The Snub

Much is being made (still!) about President Donald Trump’s seeming snub of House Speaker Nancy Pelosi’s (D, CA) offered handshake as Trump handed up copies of his SOTU speech to the Vice President of the United States/President of the Senate Mike Pence and to Pelosi. Ample video shows Pelosi accepting the copy of his speech with her right hand, then switching hands in order to offer her right hand to shake and Trump turning away to begin his speech without taking the handshake.

There are three possibilities for this.

One is that Trump did, indeed, snub Pelosi.

Another is that Pence did not offer his hand, which the videos also clearly show, and Trump was not looking for or expecting any offered handshake.

Another is that Trump was only handing up the copies and, as the videos show, was turning back to his podium to begin his speech when Pelosi offered her hand: whether mentally focused on the beginning of his speech or merely insufficiently observant, he didn’t see the hand, just as he didn’t see the hand not offered by Pence.

Which possibility an observer focuses on—especially to the exclusion of the others—says volumes about the observer, and it says not a syllable about the event itself.

Taxes

It seems Amazon isn’t paying enough corporate taxes to suit Progressive-Democrats.

In its annual regulatory filing with the Securities and Exchange Commission, Jeff Bezos’ sprawling e-commerce empire said it paid $162 million in federal income taxes on $13.3 billion of US pre-tax income, an effective tax rate of 1.2%. It deferred more than $914 million in taxes.

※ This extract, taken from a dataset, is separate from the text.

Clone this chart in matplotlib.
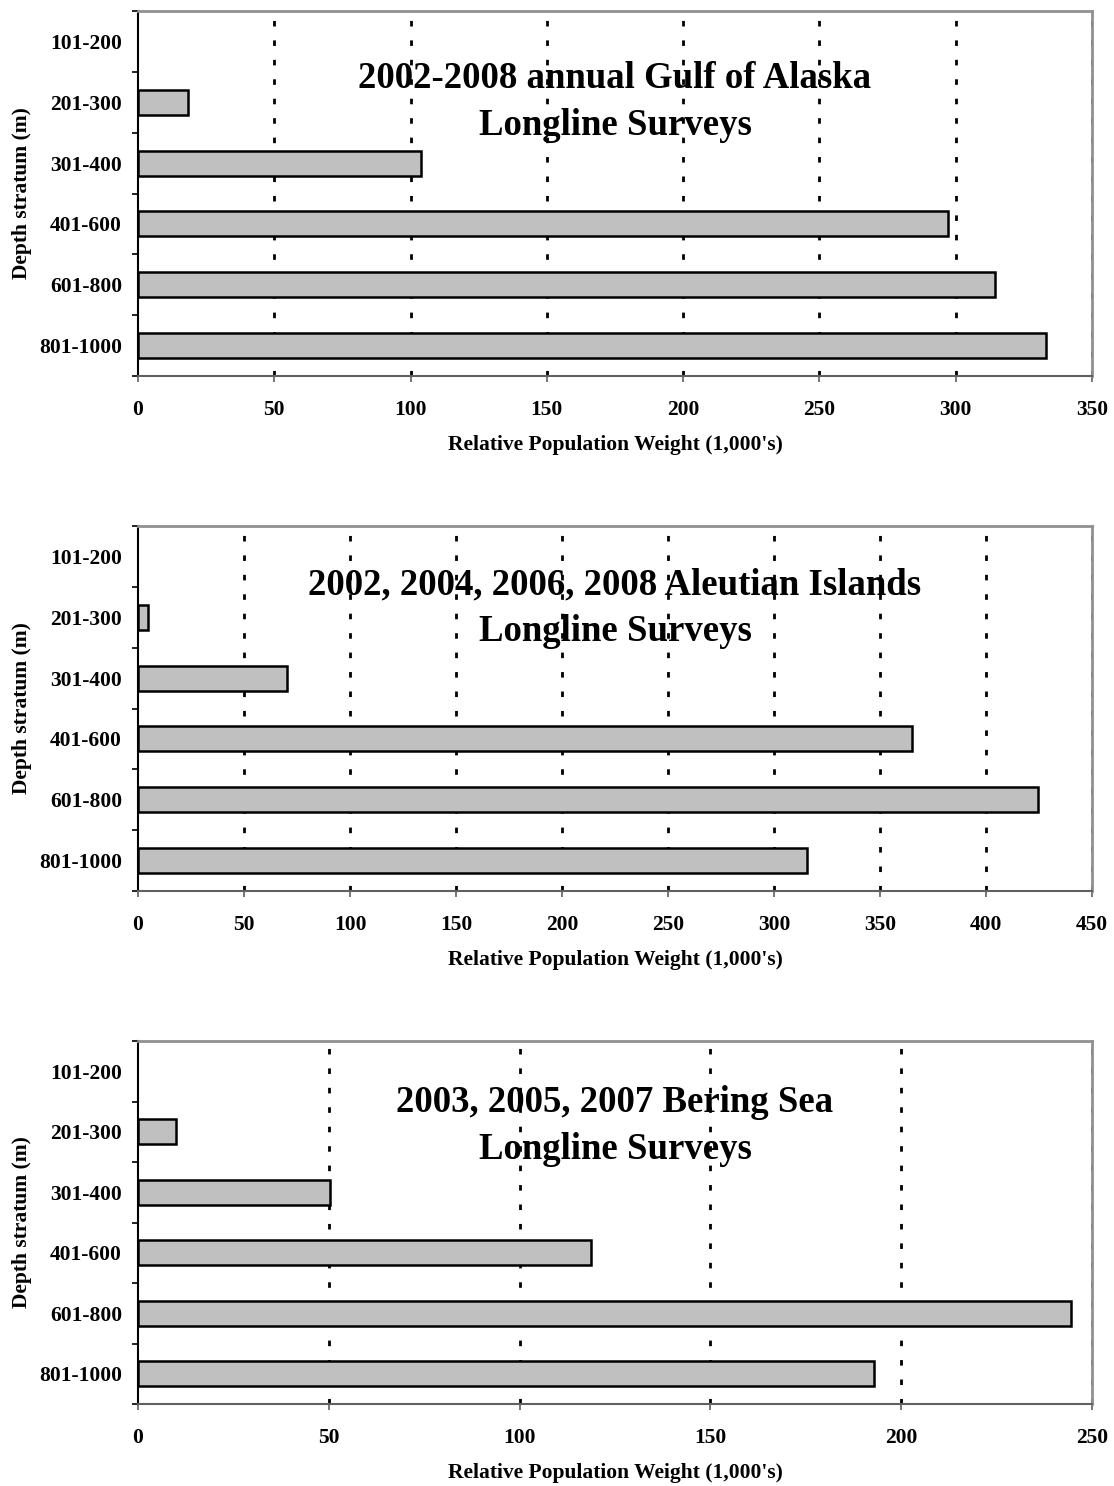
import numpy as np
import matplotlib.pyplot as plt

plt.rcParams['font.family'] = ['Liberation Serif', 'DejaVu Serif']
plt.rcParams['font.weight'] = 'bold'

depths = ['101-200', '201-300', '301-400', '401-600', '601-800', '801-1000']

gulf_values = [0, 18.5, 104, 297, 314.5, 333]
aleutian_values = [0, 4.5, 70.5, 365, 424.5, 315.5]
bering_values = [0, 10, 50.2, 118.7, 244.5, 193]

titles = ['2002-2008 annual Gulf of Alaska\nLongline Surveys',
          '2002, 2004, 2006, 2008 Aleutian Islands\nLongline Surveys',
          '2003, 2005, 2007 Bering Sea\nLongline Surveys']
x_maxes = [350, 450, 250]
title_y = [0.75, 0.775, 0.766]


def plot_panel(ax, values, title, x_max, ty):
	y = np.arange(len(depths))
	# no outline on empty strata
	edge_widths = [0 if v == 0 else 1.8 for v in values]
	ax.barh(y, values, height=0.41, color='#C0C0C0', edgecolor='black',
			linewidth=edge_widths, zorder=3)

	ticks = np.arange(0, x_max + 1, 50)
	for t in ticks[1:]:
		ax.axvline(t, color='black', linewidth=2, linestyle=(0, (2, 5)), zorder=1)

	ax.set_xlim(0, x_max)
	ax.set_ylim(len(depths) - 0.5, -0.5)
	ax.set_xticks(ticks)
	ax.set_xticklabels([str(t) for t in ticks], fontsize=15.5, fontweight='bold')
	ax.set_yticks(y)
	ax.set_yticklabels(depths, fontsize=15.5, fontweight='bold')
	ax.set_yticks(np.arange(-0.5, len(depths)), minor=True)

	ax.tick_params(axis='y', which='major', length=0, pad=11.5)
	ax.tick_params(axis='y', which='minor', length=4.5, width=1.2, direction='out')
	ax.tick_params(axis='x', which='major', length=4, width=1.2, direction='out',
				   pad=13, color='#606060')

	ax.spines['left'].set_color('black')
	ax.spines['left'].set_linewidth(1.5)
	ax.spines['bottom'].set_color('#606060')
	ax.spines['bottom'].set_linewidth(1.5)
	ax.spines['top'].set_color('#909090')
	ax.spines['top'].set_linewidth(2)
	ax.spines['right'].set_color('#909090')
	ax.spines['right'].set_linewidth(2)

	ax.set_xlabel("Relative Population Weight (1,000's)", fontsize=15.5,
				  fontweight='bold', labelpad=11)
	ax.set_ylabel('Depth stratum (m)', fontsize=15.5, fontweight='bold')
	ax.yaxis.set_label_coords(-0.111, 0.5)

	ax.text(0.5, ty, title, transform=ax.transAxes, ha='center', va='center',
			fontsize=26.5, fontweight='bold', linespacing=1.45, zorder=5)


fig = plt.figure(figsize=(11.14, 14.86), dpi=100)
left = 138 / 1114
width = (1092 - 138) / 1114
ax1 = fig.add_axes([left, 1 - 376 / 1486, width, 365 / 1486])
ax2 = fig.add_axes([left, 1 - 891 / 1486, width, 365 / 1486])
ax3 = fig.add_axes([left, 1 - 1404 / 1486, width, 363 / 1486])

all_values = [gulf_values, aleutian_values, bering_values]
for i, ax in enumerate([ax1, ax2, ax3]):
	plot_panel(ax, all_values[i], titles[i], x_maxes[i], title_y[i])

fig.savefig('out.png', dpi=100)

All perfectly legal, too, yet the hue and cry is loud. Matthew Gardner, Senior Fellow at the Institute on Taxation and Economic Policy, for instance:

This means that instead of avoiding 100 percent of its income tax liability, Amazon appears to have avoided only 94 percent of its tax bill last year[.]

Not at all.  Amazon, unless Gardner is going to allege actual tax fraud, paid 100% of its actual tax liability, after accounting for all of the credits, deductions, and other loopholes our byzantine tax code allows corporations.  Amazon just didn’t pay its “fair share,” whatever carefully nebulous sum that amounts to.

The hue and cry is accurate, though not in the way the Left would have us believe.  As someone almost said once, the fault is not in our corporatoins, but in our tax code.

Everything Amazon did was legal, and it would have been an abuse of the company’s fiduciary duty to its owners not to take advantage of the opportunities—Amazon’s tax bill and overall tax rate are an illustration of the failures of a tax code that has all of those vasty loopholes, gaps, deductions, credits, etc.

A single low, flat tax rate that treats all income identically, regardless of source, and that has no loopholes, gaps, deductions, credits, etc, would do wonders for our economy, increase the revenues ultimately remitted to Government, and enhance both private citizens’ and Government’s (in that order) ability to see to the least among us.

Mind you, that low, flat tax rate should be applicable only to personal income. Corporations should be assessed no income tax at all; they don’t pay those taxes anyway, not even that 1.2%: their customers, ultimately us individual persons, do in the form of higher prices.